The grid of gray squares you clicked to uncover numbers — and the flags you planted over the mines you hoped weren't there. Bundled with Windows for years, it was equal parts logic puzzle and nerve test.

Minesweeper was created by Curt Johnson, originally for IBM's OS/2, before Microsoft first released its version as part of the Microsoft Entertainment Pack 1 in 1990. It reached its enormous audience in 1992, when it was included in the standard install of Windows 3.1 and became a fixture on nearly every PC.

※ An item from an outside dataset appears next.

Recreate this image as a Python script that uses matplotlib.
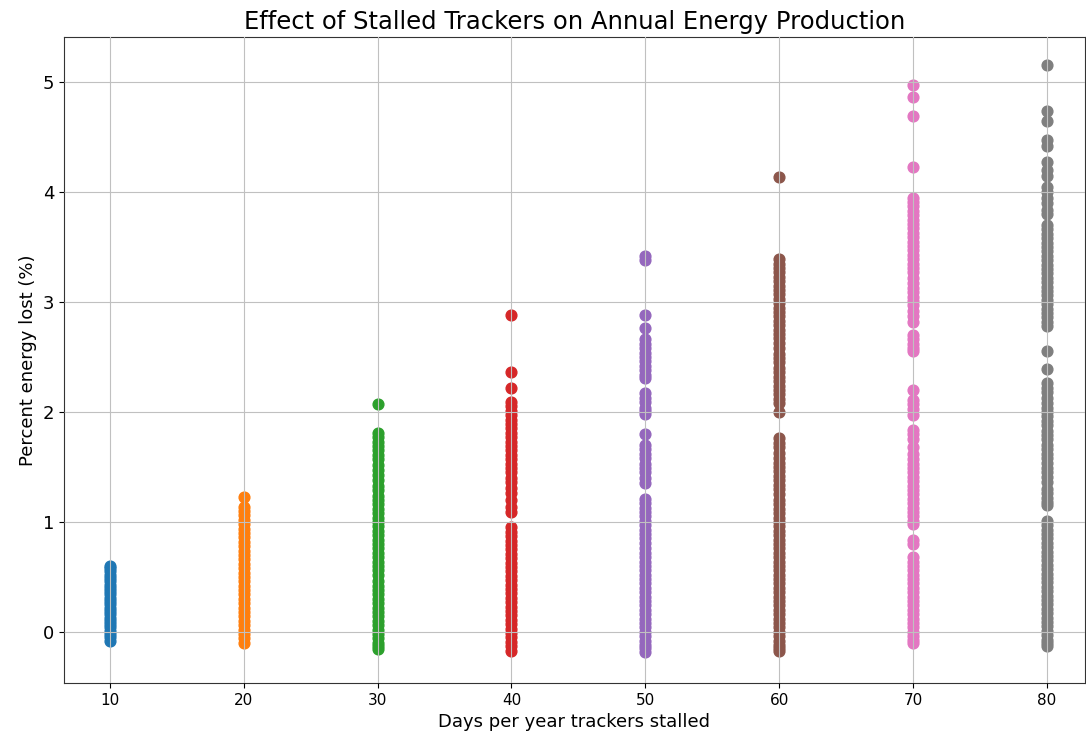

The rules were simple and unforgiving: uncover every square on the grid that doesn't hide a mine, without ever clicking on one that does. Each safe square reveals a number counting the mines touching it, and from those numbers you deduce where the danger sits. Suspected mines get flagged with the right mouse button; squares you can't yet judge can be tagged with a question mark. The board came in three fixed sizes — beginner, intermediate, and expert — plus a custom option for anyone who wanted to design their own minefield.

Minesweeper rode along with Windows for two decades before Microsoft removed it from Windows 8, re-releasing it instead as a free download on the Microsoft Store. For millions of people it was the other great built-in time-waster, the puzzle-solver's counterpart to a game of Solitaire.